** START DATASET RECORDS **

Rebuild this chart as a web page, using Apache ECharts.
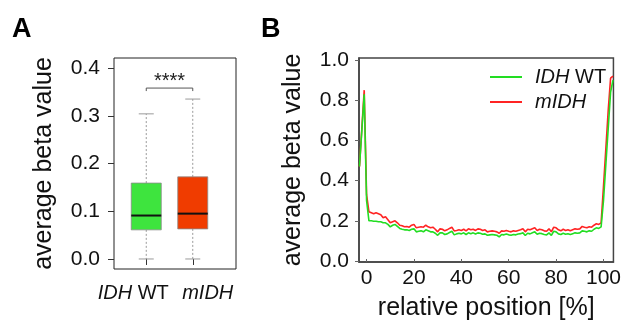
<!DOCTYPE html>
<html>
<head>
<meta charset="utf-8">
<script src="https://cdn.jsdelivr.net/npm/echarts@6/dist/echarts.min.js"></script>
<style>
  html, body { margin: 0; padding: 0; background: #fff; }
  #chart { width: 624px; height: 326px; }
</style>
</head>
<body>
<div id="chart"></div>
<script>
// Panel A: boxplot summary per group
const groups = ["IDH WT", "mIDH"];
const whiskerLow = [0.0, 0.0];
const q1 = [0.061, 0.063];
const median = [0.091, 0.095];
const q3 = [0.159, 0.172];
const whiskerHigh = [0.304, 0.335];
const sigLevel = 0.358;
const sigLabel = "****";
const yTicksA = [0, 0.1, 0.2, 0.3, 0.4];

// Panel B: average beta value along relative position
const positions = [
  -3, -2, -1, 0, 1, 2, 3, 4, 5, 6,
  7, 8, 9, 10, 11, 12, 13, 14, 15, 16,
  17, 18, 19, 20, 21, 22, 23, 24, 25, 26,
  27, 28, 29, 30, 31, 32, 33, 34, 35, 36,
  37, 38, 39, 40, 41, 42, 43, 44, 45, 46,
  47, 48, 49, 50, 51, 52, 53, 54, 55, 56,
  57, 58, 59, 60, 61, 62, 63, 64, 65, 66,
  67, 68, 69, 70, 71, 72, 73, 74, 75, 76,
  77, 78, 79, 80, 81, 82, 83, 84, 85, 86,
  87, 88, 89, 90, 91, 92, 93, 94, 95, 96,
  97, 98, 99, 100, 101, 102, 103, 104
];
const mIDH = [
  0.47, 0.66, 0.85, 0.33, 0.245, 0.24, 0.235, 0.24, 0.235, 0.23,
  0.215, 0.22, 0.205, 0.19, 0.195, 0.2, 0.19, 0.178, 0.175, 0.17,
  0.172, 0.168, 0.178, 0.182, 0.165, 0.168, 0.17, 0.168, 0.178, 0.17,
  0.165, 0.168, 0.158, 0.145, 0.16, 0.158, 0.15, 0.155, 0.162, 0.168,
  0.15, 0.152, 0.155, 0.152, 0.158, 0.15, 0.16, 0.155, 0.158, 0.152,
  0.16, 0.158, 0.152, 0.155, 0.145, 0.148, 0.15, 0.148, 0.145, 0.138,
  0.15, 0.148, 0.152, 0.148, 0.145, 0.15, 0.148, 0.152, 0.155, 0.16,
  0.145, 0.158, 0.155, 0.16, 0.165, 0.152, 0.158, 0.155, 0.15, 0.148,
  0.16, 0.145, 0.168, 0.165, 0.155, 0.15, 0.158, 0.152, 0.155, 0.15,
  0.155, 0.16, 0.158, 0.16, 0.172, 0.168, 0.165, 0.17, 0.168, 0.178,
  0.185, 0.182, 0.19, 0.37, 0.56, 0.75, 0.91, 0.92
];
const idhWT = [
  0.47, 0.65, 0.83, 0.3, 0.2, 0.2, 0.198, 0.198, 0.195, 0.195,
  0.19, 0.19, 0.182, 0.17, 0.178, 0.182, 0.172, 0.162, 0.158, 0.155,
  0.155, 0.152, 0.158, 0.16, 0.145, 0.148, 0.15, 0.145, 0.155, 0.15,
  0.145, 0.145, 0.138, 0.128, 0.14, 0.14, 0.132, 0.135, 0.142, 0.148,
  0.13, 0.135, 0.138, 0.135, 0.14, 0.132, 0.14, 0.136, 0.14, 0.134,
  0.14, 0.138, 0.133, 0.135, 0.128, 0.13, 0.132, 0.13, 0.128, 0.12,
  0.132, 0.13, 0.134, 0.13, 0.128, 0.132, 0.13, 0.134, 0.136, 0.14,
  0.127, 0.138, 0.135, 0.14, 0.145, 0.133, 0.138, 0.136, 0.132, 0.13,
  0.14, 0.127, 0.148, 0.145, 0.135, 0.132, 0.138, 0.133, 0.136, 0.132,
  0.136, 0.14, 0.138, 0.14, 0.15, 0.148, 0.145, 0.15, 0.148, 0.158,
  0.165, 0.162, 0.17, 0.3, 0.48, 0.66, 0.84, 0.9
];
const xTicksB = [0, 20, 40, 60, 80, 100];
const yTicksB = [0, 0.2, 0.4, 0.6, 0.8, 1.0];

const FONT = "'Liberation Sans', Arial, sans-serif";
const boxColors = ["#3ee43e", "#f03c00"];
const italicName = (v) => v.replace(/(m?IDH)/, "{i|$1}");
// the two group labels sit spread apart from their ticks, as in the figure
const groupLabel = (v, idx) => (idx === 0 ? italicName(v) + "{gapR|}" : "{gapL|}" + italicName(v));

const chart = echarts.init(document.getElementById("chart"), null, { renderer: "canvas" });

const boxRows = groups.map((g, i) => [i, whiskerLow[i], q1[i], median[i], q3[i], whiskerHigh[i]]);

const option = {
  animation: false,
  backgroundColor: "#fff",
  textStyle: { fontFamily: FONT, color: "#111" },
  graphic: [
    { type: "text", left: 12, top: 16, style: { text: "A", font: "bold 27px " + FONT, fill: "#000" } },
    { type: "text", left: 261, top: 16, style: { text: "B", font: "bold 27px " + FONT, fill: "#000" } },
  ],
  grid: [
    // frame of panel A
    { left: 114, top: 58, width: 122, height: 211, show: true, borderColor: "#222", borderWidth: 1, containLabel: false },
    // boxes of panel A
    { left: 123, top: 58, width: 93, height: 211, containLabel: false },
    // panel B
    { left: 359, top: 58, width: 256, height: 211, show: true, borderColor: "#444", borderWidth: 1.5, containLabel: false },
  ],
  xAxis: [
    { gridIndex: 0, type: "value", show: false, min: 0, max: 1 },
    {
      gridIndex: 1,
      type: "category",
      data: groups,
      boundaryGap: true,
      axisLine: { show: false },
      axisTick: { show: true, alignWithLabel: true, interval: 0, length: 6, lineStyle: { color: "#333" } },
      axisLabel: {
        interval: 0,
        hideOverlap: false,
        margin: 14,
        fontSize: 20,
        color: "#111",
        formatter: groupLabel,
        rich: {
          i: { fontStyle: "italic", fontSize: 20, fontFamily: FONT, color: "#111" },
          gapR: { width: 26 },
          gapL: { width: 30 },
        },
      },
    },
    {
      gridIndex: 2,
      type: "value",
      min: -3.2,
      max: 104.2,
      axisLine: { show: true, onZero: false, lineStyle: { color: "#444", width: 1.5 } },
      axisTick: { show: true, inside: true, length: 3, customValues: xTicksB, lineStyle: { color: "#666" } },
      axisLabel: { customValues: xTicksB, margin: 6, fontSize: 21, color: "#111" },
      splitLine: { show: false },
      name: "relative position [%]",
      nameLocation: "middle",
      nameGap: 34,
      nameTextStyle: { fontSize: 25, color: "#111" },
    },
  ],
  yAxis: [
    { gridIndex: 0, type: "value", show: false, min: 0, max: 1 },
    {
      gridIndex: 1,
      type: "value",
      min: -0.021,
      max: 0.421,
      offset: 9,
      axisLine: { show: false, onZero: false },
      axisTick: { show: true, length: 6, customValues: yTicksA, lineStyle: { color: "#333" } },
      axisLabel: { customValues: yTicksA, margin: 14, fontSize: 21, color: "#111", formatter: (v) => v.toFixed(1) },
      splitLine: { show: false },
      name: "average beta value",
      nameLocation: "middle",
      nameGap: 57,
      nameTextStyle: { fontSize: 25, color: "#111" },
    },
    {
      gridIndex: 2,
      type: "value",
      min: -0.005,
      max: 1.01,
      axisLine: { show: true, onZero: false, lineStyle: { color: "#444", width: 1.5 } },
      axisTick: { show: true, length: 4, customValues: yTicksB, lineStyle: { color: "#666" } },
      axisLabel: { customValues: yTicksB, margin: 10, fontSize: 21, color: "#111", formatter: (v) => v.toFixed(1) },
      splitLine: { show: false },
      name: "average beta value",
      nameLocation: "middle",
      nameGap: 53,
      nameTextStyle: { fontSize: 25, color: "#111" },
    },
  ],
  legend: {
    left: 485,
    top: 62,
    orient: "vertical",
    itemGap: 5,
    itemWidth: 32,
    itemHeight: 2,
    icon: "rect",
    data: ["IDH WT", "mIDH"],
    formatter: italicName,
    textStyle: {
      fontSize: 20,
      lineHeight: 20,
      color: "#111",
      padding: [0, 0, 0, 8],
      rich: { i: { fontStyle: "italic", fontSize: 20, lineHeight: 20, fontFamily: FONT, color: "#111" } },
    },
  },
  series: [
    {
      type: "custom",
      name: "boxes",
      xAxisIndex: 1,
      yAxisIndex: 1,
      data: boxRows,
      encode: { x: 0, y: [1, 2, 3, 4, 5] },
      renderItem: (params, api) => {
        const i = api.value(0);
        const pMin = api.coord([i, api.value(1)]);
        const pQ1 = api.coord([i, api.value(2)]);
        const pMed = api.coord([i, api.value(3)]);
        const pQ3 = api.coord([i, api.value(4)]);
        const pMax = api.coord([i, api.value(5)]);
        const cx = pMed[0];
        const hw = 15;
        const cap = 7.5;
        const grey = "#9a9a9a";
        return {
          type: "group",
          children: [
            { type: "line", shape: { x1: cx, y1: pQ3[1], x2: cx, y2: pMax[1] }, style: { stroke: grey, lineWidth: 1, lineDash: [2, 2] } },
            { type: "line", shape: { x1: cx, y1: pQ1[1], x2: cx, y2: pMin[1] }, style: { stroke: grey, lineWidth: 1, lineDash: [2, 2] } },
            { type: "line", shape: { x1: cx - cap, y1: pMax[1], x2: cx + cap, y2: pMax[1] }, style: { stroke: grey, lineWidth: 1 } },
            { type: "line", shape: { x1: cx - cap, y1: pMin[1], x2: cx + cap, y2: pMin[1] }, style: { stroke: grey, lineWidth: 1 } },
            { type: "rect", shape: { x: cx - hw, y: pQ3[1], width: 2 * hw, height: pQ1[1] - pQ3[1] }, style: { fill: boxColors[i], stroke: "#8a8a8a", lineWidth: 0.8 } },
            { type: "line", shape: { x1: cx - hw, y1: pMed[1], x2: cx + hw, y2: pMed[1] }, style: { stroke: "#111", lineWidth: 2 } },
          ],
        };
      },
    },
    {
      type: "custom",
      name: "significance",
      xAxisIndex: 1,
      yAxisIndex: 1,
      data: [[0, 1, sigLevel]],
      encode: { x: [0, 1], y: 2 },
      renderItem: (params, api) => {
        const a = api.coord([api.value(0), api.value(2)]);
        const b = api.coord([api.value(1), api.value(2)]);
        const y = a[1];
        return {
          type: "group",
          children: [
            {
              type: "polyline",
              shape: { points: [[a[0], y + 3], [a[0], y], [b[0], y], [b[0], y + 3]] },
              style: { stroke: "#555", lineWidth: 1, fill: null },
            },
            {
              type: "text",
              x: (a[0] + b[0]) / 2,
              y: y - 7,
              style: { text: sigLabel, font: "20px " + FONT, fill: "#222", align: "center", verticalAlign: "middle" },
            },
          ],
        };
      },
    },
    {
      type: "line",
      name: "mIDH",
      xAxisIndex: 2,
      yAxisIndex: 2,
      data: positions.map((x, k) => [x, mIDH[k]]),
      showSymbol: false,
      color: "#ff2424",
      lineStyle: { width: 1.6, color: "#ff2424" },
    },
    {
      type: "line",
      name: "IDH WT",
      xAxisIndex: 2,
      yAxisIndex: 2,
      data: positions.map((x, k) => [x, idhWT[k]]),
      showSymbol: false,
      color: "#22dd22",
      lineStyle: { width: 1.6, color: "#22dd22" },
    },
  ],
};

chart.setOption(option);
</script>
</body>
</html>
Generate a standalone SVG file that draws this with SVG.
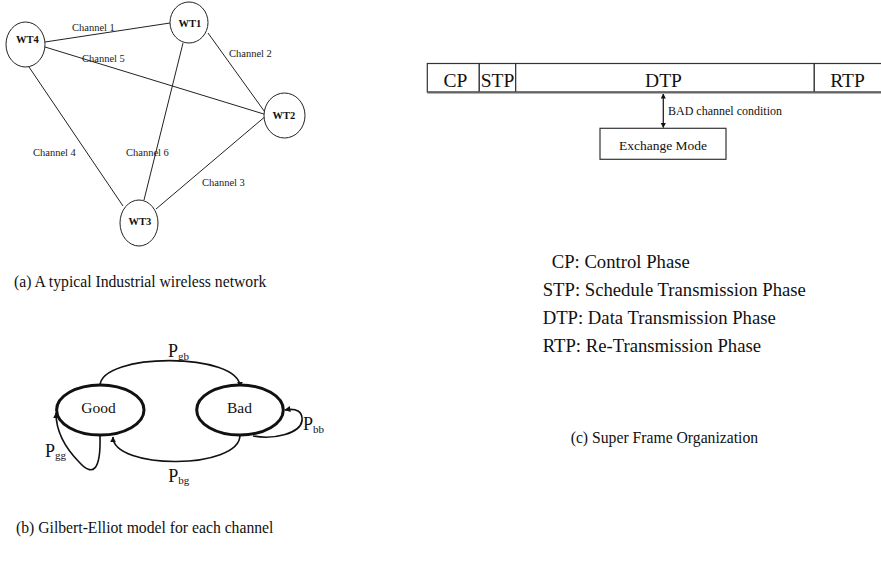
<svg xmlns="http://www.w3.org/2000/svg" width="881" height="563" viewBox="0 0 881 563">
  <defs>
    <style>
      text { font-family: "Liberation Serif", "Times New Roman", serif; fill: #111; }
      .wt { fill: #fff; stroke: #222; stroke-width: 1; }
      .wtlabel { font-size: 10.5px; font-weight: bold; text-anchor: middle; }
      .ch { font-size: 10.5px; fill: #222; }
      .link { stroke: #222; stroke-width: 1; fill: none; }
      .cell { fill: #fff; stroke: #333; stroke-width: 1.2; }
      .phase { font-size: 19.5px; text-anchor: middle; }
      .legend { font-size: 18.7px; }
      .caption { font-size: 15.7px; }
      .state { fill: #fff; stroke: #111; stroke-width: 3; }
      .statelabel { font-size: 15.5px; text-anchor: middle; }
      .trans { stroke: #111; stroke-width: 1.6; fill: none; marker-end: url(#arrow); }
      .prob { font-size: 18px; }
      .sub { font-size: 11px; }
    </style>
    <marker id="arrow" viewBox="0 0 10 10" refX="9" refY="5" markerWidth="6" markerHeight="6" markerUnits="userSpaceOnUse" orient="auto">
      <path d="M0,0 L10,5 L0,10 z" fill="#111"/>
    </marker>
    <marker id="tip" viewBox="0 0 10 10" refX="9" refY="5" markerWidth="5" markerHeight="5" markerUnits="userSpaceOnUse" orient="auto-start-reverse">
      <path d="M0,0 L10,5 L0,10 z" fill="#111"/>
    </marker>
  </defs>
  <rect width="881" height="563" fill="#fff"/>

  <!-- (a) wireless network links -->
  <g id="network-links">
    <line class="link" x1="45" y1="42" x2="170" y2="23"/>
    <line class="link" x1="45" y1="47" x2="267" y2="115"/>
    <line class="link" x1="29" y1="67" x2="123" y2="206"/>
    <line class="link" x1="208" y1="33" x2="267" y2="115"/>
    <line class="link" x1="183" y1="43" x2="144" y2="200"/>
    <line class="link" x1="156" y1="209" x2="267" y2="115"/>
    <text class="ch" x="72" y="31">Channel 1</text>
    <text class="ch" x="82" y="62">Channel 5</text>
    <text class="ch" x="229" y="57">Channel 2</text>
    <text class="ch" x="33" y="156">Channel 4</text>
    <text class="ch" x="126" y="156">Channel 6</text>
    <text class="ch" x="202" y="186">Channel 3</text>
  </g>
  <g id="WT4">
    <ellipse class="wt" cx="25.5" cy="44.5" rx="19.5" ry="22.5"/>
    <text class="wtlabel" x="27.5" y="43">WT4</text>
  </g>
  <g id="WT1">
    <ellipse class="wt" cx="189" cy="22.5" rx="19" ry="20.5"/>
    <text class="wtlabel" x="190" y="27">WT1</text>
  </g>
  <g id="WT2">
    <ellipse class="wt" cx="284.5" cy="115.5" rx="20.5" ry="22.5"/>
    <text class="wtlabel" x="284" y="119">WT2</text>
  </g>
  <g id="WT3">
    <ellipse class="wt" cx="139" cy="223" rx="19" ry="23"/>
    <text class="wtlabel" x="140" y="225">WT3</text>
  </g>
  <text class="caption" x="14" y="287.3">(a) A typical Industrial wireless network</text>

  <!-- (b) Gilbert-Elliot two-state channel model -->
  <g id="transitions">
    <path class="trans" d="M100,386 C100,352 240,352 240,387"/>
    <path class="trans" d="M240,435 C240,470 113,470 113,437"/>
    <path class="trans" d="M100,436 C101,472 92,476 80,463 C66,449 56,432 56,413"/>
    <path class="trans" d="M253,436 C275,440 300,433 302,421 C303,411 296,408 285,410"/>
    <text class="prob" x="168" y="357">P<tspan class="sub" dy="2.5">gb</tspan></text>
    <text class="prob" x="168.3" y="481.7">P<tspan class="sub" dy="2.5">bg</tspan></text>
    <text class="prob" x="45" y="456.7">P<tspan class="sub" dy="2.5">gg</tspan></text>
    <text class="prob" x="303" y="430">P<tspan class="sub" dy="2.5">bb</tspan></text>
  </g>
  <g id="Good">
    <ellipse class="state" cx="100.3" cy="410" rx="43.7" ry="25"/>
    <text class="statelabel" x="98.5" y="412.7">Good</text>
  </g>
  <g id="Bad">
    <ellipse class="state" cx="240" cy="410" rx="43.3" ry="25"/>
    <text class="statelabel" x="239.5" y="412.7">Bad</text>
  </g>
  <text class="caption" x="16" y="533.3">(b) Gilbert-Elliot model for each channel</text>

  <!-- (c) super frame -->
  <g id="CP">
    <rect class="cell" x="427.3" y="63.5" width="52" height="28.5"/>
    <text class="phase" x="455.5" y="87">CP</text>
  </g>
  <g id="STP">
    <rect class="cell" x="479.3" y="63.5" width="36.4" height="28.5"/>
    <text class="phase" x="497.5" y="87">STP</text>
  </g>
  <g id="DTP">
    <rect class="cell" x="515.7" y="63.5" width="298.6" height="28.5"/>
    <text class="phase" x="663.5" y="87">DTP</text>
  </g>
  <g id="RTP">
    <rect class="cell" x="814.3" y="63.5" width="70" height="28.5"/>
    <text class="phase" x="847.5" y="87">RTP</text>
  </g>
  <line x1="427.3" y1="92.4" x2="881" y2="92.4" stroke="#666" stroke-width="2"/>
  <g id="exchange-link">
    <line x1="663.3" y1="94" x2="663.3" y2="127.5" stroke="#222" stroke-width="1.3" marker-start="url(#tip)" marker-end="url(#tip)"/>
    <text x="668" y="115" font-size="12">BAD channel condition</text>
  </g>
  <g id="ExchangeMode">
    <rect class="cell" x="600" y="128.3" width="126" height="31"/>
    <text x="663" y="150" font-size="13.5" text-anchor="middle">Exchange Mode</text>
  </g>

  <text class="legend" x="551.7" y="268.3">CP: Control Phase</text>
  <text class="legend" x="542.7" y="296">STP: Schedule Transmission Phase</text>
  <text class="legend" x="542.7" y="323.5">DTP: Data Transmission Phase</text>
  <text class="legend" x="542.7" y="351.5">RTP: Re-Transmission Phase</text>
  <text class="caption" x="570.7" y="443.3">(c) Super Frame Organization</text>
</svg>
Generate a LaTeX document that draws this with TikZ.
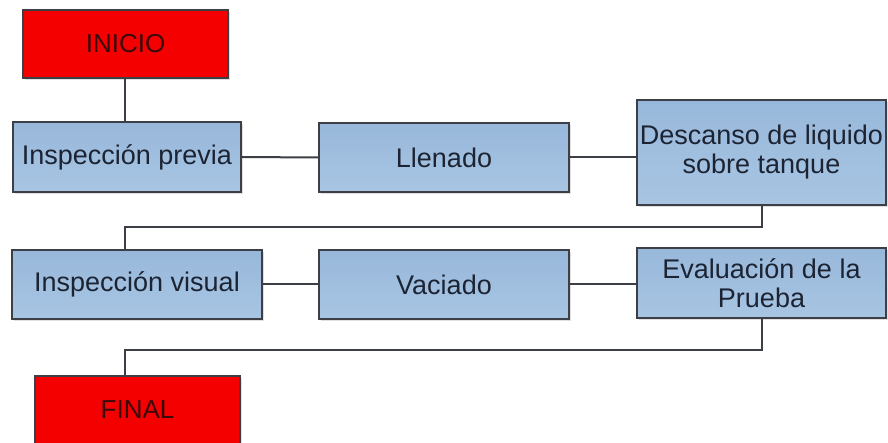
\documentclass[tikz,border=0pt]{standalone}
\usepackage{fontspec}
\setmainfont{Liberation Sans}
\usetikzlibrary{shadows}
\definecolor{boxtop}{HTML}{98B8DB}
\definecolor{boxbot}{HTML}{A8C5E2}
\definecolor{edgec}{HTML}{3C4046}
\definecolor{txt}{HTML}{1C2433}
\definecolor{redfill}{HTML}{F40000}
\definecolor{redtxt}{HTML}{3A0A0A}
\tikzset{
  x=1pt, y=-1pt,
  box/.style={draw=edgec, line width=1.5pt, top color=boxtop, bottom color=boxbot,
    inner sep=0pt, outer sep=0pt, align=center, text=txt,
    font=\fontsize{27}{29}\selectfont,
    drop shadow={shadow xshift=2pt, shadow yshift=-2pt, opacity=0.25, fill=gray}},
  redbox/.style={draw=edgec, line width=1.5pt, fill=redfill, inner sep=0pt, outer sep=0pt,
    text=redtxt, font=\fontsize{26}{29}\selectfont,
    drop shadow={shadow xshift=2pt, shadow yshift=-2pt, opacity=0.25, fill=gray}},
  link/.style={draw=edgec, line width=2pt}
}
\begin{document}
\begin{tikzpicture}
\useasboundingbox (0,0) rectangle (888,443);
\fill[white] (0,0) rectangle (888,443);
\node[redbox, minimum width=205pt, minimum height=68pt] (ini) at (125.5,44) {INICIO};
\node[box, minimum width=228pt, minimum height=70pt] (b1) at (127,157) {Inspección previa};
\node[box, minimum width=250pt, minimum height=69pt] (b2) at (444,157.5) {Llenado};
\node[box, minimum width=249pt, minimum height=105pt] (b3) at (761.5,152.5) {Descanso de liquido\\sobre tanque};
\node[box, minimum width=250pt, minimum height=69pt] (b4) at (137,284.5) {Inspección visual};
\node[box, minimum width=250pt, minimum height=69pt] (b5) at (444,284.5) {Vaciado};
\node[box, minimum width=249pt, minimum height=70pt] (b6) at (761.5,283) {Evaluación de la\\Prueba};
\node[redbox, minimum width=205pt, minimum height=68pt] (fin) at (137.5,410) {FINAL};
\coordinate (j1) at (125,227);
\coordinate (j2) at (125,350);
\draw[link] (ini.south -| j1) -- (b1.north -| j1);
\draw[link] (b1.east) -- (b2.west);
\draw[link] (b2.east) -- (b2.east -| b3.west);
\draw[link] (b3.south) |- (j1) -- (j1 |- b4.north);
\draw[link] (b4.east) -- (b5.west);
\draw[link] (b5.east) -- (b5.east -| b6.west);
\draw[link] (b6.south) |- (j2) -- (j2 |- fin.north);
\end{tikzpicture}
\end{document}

** END DATASET RECORDS **

◆ EXERCISE OBJECTIVE: Return, unchanged, the lines from the first line of the material through the line that holds "const yTicksA = [0, 0.1, 0.2, 0.3, 0.4];", inclusive, omitting pictures.

◆ WRITTEN REPLY:
Rebuild this chart as a web page, using Apache ECharts.
<!DOCTYPE html>
<html>
<head>
<meta charset="utf-8">
<script src="https://cdn.jsdelivr.net/npm/echarts@6/dist/echarts.min.js"></script>
<style>
  html, body { margin: 0; padding: 0; background: #fff; }
  #chart { width: 624px; height: 326px; }
</style>
</head>
<body>
<div id="chart"></div>
<script>
// Panel A: boxplot summary per group
const groups = ["IDH WT", "mIDH"];
const whiskerLow = [0.0, 0.0];
const q1 = [0.061, 0.063];
const median = [0.091, 0.095];
const q3 = [0.159, 0.172];
const whiskerHigh = [0.304, 0.335];
const sigLevel = 0.358;
const sigLabel = "****";
const yTicksA = [0, 0.1, 0.2, 0.3, 0.4];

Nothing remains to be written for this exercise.